BHP Share Price JSE Heads for Record High as China Deal and Record Iron-Copper Lift Sentiment
BHP surged to a seven-week high after a strong production update and a breakthrough agreement with China removed a major overhang for the...
Quick overview
- BHP shares rose 1.84% to R656.5, reaching a seven-week high following a strong production update.
- The company's iron ore output exceeded expectations, contributing to confidence in its operational resilience.
- A breakthrough agreement with China's state-linked iron ore buyer resolved a long-standing dispute, improving market sentiment.
- BHP's diversified commodity exposure allowed it to offset copper production declines with stronger pricing.

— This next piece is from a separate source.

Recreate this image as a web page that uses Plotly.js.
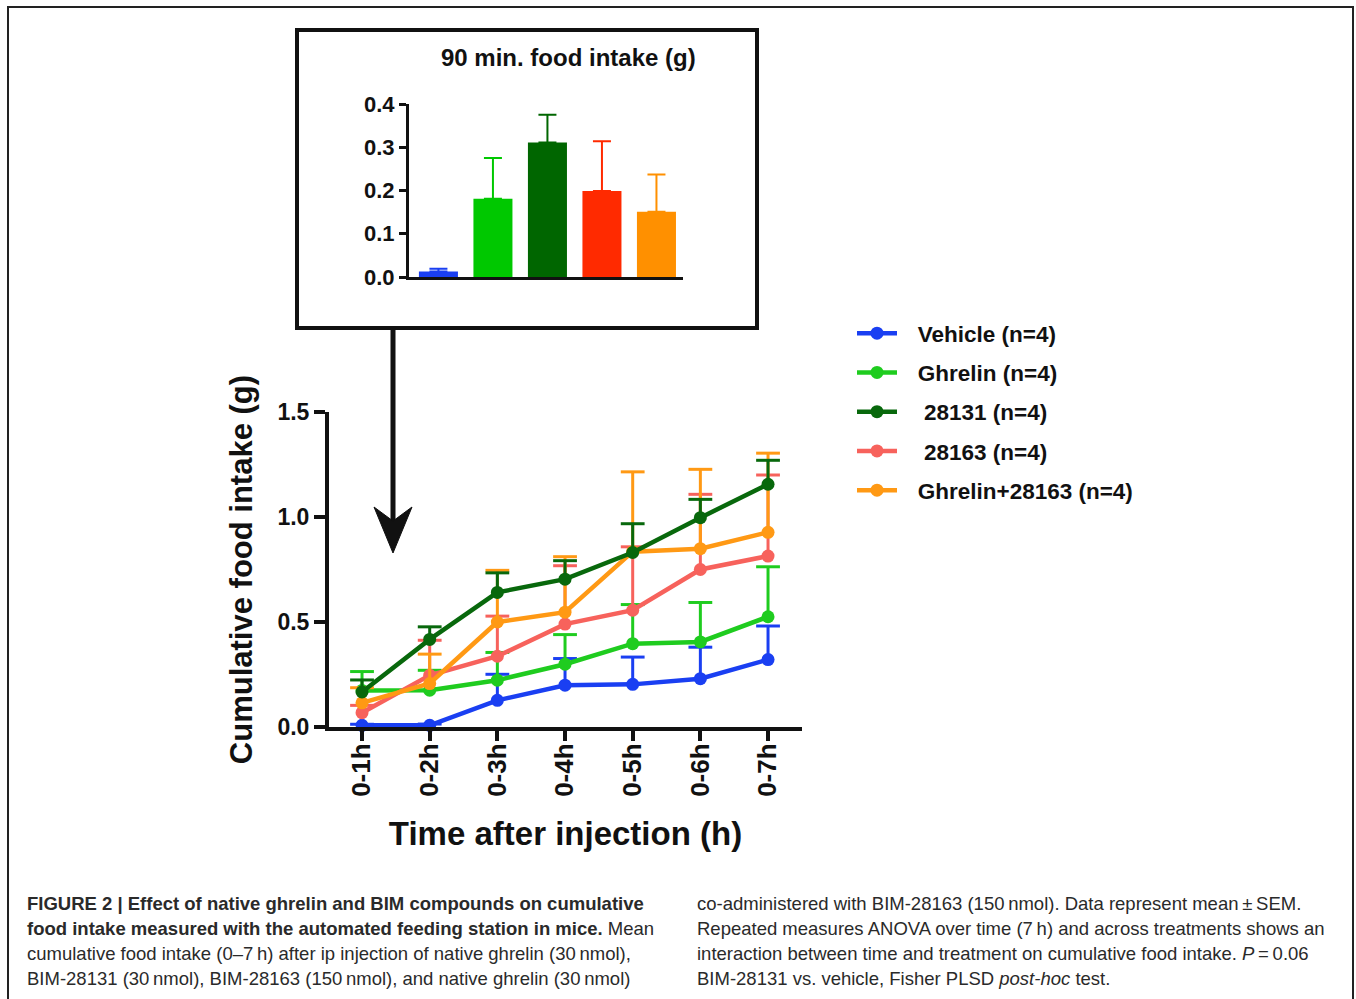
<!DOCTYPE html>
<html>
<head>
<meta charset="utf-8">
<script src="https://cdn.plot.ly/plotly-3.0.1.min.js"></script>
<style>html,body{margin:0;padding:0;background:#fff;}#chart{width:1356px;height:999px;}</style>
</head>
<body>
<div id="chart"></div>
<script>
// ---- Data ----
const timeLabels = ['0-1h', '0-2h', '0-3h', '0-4h', '0-5h', '0-6h', '0-7h'];

const vehicleMean = [0.008, 0.008, 0.127, 0.199, 0.203, 0.230, 0.321];
const vehicleSem  = [0.005, 0.006, 0.124, 0.127, 0.130, 0.150, 0.160];

const ghrelinMean = [0.174, 0.175, 0.223, 0.299, 0.397, 0.405, 0.525];
const ghrelinSem  = [0.090, 0.095, 0.132, 0.141, 0.186, 0.188, 0.238];

const c28131Mean = [0.167, 0.417, 0.641, 0.704, 0.831, 0.997, 1.156];
const c28131Sem  = [0.057, 0.060, 0.093, 0.088, 0.137, 0.087, 0.114];

const c28163Mean = [0.068, 0.246, 0.337, 0.490, 0.556, 0.750, 0.814];
const c28163Sem  = [0.035, 0.167, 0.191, 0.278, 0.302, 0.358, 0.386];

const comboMean = [0.115, 0.207, 0.500, 0.547, 0.835, 0.849, 0.927];
const comboSem  = [0.072, 0.140, 0.246, 0.264, 0.380, 0.378, 0.377];

const insetGroups = ['Vehicle', 'Ghrelin', '28131', '28163', 'Ghrelin+28163'];
const insetMean = [0.013, 0.181, 0.311, 0.199, 0.151];
const insetSem  = [0.006, 0.094, 0.064, 0.115, 0.086];

const legendNames = ['Vehicle (n=4)', 'Ghrelin (n=4)', '\u00a028131 (n=4)', '\u00a028163 (n=4)', 'Ghrelin+28163 (n=4)'];

// ---- Styling ----
const W = 1356, H = 999;
const px = x => x / W;
const py = y => 1 - y / H;
const lineColors = ['#1a3ff2', '#1fcc1f', '#08680c', '#f7625c', '#ff9914'];
const barColors  = ['#1a3ff2', '#00c800', '#006600', '#ff2a00', '#ff9000'];
const BOLD = {family: 'Liberation Sans, Arial, sans-serif', weight: 'bold', color: '#111'};
const legendPad = '\u2002\u2009';

const series = [
  {mean: vehicleMean, sem: vehicleSem, idx: 0},
  {mean: ghrelinMean, sem: ghrelinSem, idx: 1},
  {mean: c28131Mean, sem: c28131Sem, idx: 2},
  {mean: c28163Mean, sem: c28163Sem, idx: 3},
  {mean: comboMean, sem: comboSem, idx: 4}
];
// drawing order (dark green on top)
const drawOrder = [0, 1, 3, 4, 2];

const traces = [];
drawOrder.forEach(k => {
  const s = series[k];
  const c = lineColors[s.idx];
  traces.push({
    type: 'scatter', mode: 'lines+markers', x: timeLabels, y: s.mean,
    name: legendPad + legendNames[s.idx], legendgroup: 'g' + s.idx, legendrank: s.idx + 1,
    line: {color: c, width: 4.5}, marker: {color: c, size: 13},
    error_y: {type: 'data', symmetric: false, array: s.sem, arrayminus: s.sem.map(() => 0),
              width: 0, thickness: 3, color: c},
    cliponaxis: false, xaxis: 'x', yaxis: 'y'
  });
  // caps of the (upper) error bars
  traces.push({
    type: 'scatter', mode: 'markers', x: timeLabels, y: s.mean.map((m, i) => m + s.sem[i]),
    marker: {symbol: 'line-ew', size: 17, line: {color: c, width: 3}},
    showlegend: false, hoverinfo: 'skip', cliponaxis: false, xaxis: 'x', yaxis: 'y'
  });
});

// inset bar chart (one trace per bar so each error bar takes the bar colour)
insetGroups.forEach((g, i) => {
  traces.push({
    type: 'bar', x: [g], y: [insetMean[i]], xaxis: 'x2', yaxis: 'y2', showlegend: false,
    marker: {color: barColors[i], line: {width: 0}},
    error_y: {type: 'data', symmetric: false, array: [insetSem[i]], arrayminus: [0],
              width: 9, thickness: 2, color: barColors[i]},
    cliponaxis: false, hoverinfo: 'skip'
  });
});

const captionLeft = [
  '<b>FIGURE 2 | Effect of native ghrelin and BIM compounds on cumulative</b>',
  '<b>food intake measured with the automated feeding station in mice.</b> Mean',
  'cumulative food intake (0\u20137\u2009h) after ip injection of native ghrelin (30\u2009nmol),',
  'BIM-28131 (30\u2009nmol), BIM-28163 (150\u2009nmol), and native ghrelin (30\u2009nmol)'
];
const captionRight = [
  'co-administered with BIM-28163 (150\u2009nmol). Data represent mean\u2009\u00b1\u2009SEM.',
  'Repeated measures ANOVA over time (7\u2009h) and across treatments shows an',
  'interaction between time and treatment on cumulative food intake. <i>P</i>\u2009=\u20090.06',
  'BIM-28131 vs. vehicle, Fisher PLSD <i>post-hoc</i> test.'
];
const capY = [903, 928, 953, 978];
const capFont = {family: 'Liberation Sans, Arial, sans-serif', size: 18.5, color: '#2a2a2a'};
const annotations = [];
captionLeft.forEach((t, i) => annotations.push({
  xref: 'paper', yref: 'paper', x: px(25), y: py(capY[i]), xanchor: 'left', yanchor: 'middle',
  text: t, showarrow: false, font: capFont
}));
captionRight.forEach((t, i) => annotations.push({
  xref: 'paper', yref: 'paper', x: px(695), y: py(capY[i]), xanchor: 'left', yanchor: 'middle',
  text: t, showarrow: false, font: capFont
}));
annotations.push({
  xref: 'paper', yref: 'paper', x: px(568), y: py(57), xanchor: 'center', yanchor: 'middle',
  text: '90 min. food intake (g)', showarrow: false, font: Object.assign({size: 24}, BOLD)
});

const shapes = [
  // outer frame
  {type: 'rect', xref: 'paper', yref: 'paper', x0: px(8), x1: px(1353), y0: py(1010), y1: py(7),
   line: {color: '#222', width: 2}},
  // inset frame
  {type: 'rect', xref: 'paper', yref: 'paper', x0: px(297), x1: px(757), y0: py(328), y1: py(30),
   line: {color: '#111', width: 4}},
  // arrow shaft
  {type: 'line', xref: 'paper', yref: 'paper', x0: px(393), x1: px(393), y0: py(328), y1: py(522),
   line: {color: '#111', width: 5}},
  // arrow head
  {type: 'path', xref: 'paper', yref: 'paper',
   path: `M${px(374)},${py(507)} L${px(393)},${py(553)} L${px(412)},${py(507)} L${px(393)},${py(521)} Z`,
   fillcolor: '#111', line: {color: '#111', width: 1}}
];

const layout = {
  width: W, height: H,
  margin: {l: 0, r: 0, t: 0, b: 0},
  paper_bgcolor: '#ffffff', plot_bgcolor: 'rgba(0,0,0,0)',
  showlegend: true,
  legend: {
    x: px(852), y: py(312), xanchor: 'left', yanchor: 'top',
    font: Object.assign({size: 22.5}, BOLD), bgcolor: 'rgba(0,0,0,0)',
    traceorder: 'grouped', tracegroupgap: 7, itemwidth: 40
  },
  xaxis: {
    domain: [px(329), px(802)], anchor: 'y', type: 'category',
    range: [-0.488, 6.502], showgrid: false, zeroline: false,
    showline: true, linecolor: '#111', linewidth: 4,
    ticks: 'outside', ticklen: 10, tickwidth: 4, tickcolor: '#111',
    tickangle: -90, tickfont: Object.assign({size: 26}, BOLD), ticklabelstandoff: -8,
    title: {text: 'Time after injection (h)', font: Object.assign({size: 33}, BOLD), standoff: 27}
  },
  yaxis: {
    domain: [py(727), py(412)], anchor: 'x', range: [0, 1.5],
    tickvals: [0, 0.5, 1.0, 1.5], tickformat: '.1f',
    showgrid: false, zeroline: false,
    showline: true, linecolor: '#111', linewidth: 4,
    ticks: 'outside', ticklen: 11, tickwidth: 4, tickcolor: '#111',
    tickfont: Object.assign({size: 23}, BOLD),
    title: {text: 'Cumulative food intake (g)', font: Object.assign({size: 31}, BOLD), standoff: 17}
  },
  xaxis2: {
    domain: [px(409), px(683)], anchor: 'y2', type: 'category',
    range: [-0.54, 4.487], showgrid: false, zeroline: false,
    showline: true, linecolor: '#111', linewidth: 3,
    ticks: '', showticklabels: false
  },
  yaxis2: {
    domain: [py(277), py(104)], anchor: 'x2', range: [0, 0.4],
    tickvals: [0, 0.1, 0.2, 0.3, 0.4], tickformat: '.1f',
    showgrid: false, zeroline: false,
    showline: true, linecolor: '#111', linewidth: 3,
    ticks: 'outside', ticklen: 7, tickwidth: 3, tickcolor: '#111',
    tickfont: Object.assign({size: 22}, BOLD)
  },
  bargap: 0.284,
  barmode: 'overlay',
  annotations: annotations,
  shapes: shapes
};

Plotly.newPlot('chart', traces, layout, {displayModeBar: false, staticPlot: true});
</script>
</body>
</html>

BHP surged to a seven-week high after a strong production update and a breakthrough agreement with China removed a major overhang for the mining sector.
Share Price Reaction and Market Tone
BHP Group shares rose 1.84% on Wednesday, closing at R656.5 and briefly hitting a seven-week high, edging closer to record levels. The move followed a quarterly production report that broadly exceeded expectations and reinforced confidence in the diversified miner’s operational resilience.
Investors reacted positively to a combination of better-than-expected iron ore output, resilient copper pricing, and a key resolution in its long-running dispute with China’s state-linked iron ore buyer. The update helped clear several uncertainties that had weighed on sentiment in recent months.
Iron Ore Strength Supports Core Earnings
BHP’s Western Australia Iron Ore (WAIO) division delivered 69.8Mt of output on a 100% basis for the March quarter, beating consensus estimates of 68.9Mt. This represented a 3% year-on-year increase despite seasonal weather disruptions in the Pilbara region.
The stronger-than-expected iron ore performance reinforced the stability of BHP’s largest earnings driver, even in a period of external operational challenges.
Copper Weakness Offset by Strong Pricing
Copper production fell 7% year-on-year to 476.8kt, impacted by operational issues at major Chilean assets including Escondida and Pampa Norte. However, the weakness in volume was offset by significantly stronger pricing.
Realised copper prices surged 29% to US$5.47 per pound, allowing BHP to maintain earnings momentum. As a result, the company upgraded its full-year copper guidance to the upper end of its 1,900–2,000kt range.
The dynamic highlighted the benefit of BHP’s diversified commodity exposure, where pricing strength in one segment can offset production softness elsewhere.
China Agreement Removes Key Overhang
A major development in the quarter was the resolution of a dispute with the China Mineral Resources Group (CMRG), a state-backed entity created to centralise iron ore purchasing for Chinese steelmakers.
The standoff, which began in September 2025, had restricted Chinese buyers from purchasing certain BHP products, including Jimblebar fines, creating pressure on realised prices and investor sentiment.
The new agreement ends a seven-month impasse and restores normalised trade flows. The breakthrough followed recent high-level discussions in China involving incoming CEO Brandon Craig.
Broader Sector Implications
The resolution is also viewed as positive for the wider iron ore sector, reducing uncertainty for peers such as Fortescue and Mineral Resources, which are similarly exposed to Chinese demand dynamics.
With production beats and geopolitical friction easing, BHP enters the next quarter with reduced overhangs—but after a strong rally, investor focus is now shifting to how much upside remains from here.